Highlights & Insights¶
- Theoretical milestone: This is the first work to provide second-order optimality guarantees for non-convex optimization over the space of probability measures, filling a gap in WGF convergence theory.
- Elegant design of the Hessian-guided kernel: Constructing the Gaussian process kernel as \(K_\mu = H_\mu^2\) ensures that perturbations naturally point toward the most unstable directions, which is central to the method's success.
- Non-trivial extension from finite to infinite dimensions: Compared to Euclidean PGD, new challenges arise, including infinite-dimensional objective functions and tail probability estimates for Gaussian processes.
- Rigorous convergence theory: Complete convergence proofs are provided for both continuous-time and discrete-time versions, with complexity \(\tilde{O}(\Delta_F(1/\varepsilon^2 + 1/\delta^4))\).
- Global convergence under strict saddle conditions: For non-convex objectives satisfying strict saddle conditions (e.g., matrix factorization, three-layer neural networks), PWGF converges to the global optimum in polynomial time.
Limitations & Future Work¶
- Computational cost: Computing the Hessian is expensive in practice; the authors suggest that future work explore stochastic Hessian approximations (analogous to stochastic gradients) to reduce cost.

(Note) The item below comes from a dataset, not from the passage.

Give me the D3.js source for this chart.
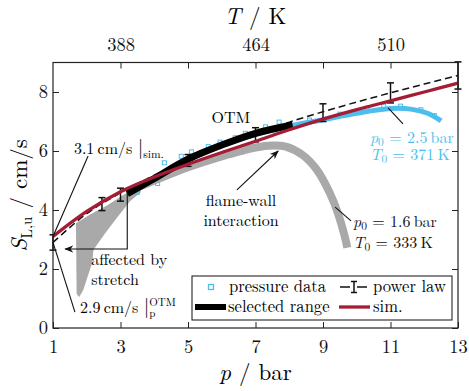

- Practical difficulty of saddle point detection: The current method relies on indirect detection (observing whether the objective decreases), which may require adaptive tuning in practice.
- Gap in finite-particle approximation: Theoretical analysis targets the infinite-particle limit; convergence guarantees under finite particle counts require further investigation.
- Verification of saddle conditions: Methods for verifying strict saddle conditions for new problem settings remain underdeveloped.
- Limited experimental scale: Validation is conducted only on low-dimensional synthetic experiments; large-scale machine learning applications have not been tested.
Related Work & Insights¶
- PGD in Euclidean space (Ge et al., 2015; Jin et al., 2017; Li, 2019): Finite-dimensional saddle point escape methods; this paper extends them to measure spaces.
- Mean-field Langevin dynamics (Nitanda et al., 2022; Chizat, 2022): Achieves linear convergence for convex objectives via Brownian motion noise regularization.
- SVGD (Liu & Wang, 2016): A kernel-based particle variational inference method closely related to WGF.
- Kim & Suzuki (2024): First proposed the idea of Gaussian process perturbation for WGF; this paper provides the corresponding theoretical guarantees.
Rating¶
- Novelty: ★★★★☆ — Extends PGD to the space of probability measures with complete theoretical guarantees.
- Theoretical Depth: ★★★★★ — 45-page complete proofs involving optimal transport, Wasserstein geometry, and Gaussian process theory.
- Experimental Thoroughness: ★★★☆☆ — Only two small-scale synthetic experiments.
- Value: ★★★☆☆ — Significant theoretical contribution, but high computational cost limits practical applicability.
- Writing Quality: ★★★★☆ — Clear structure and rigorous theoretical presentation.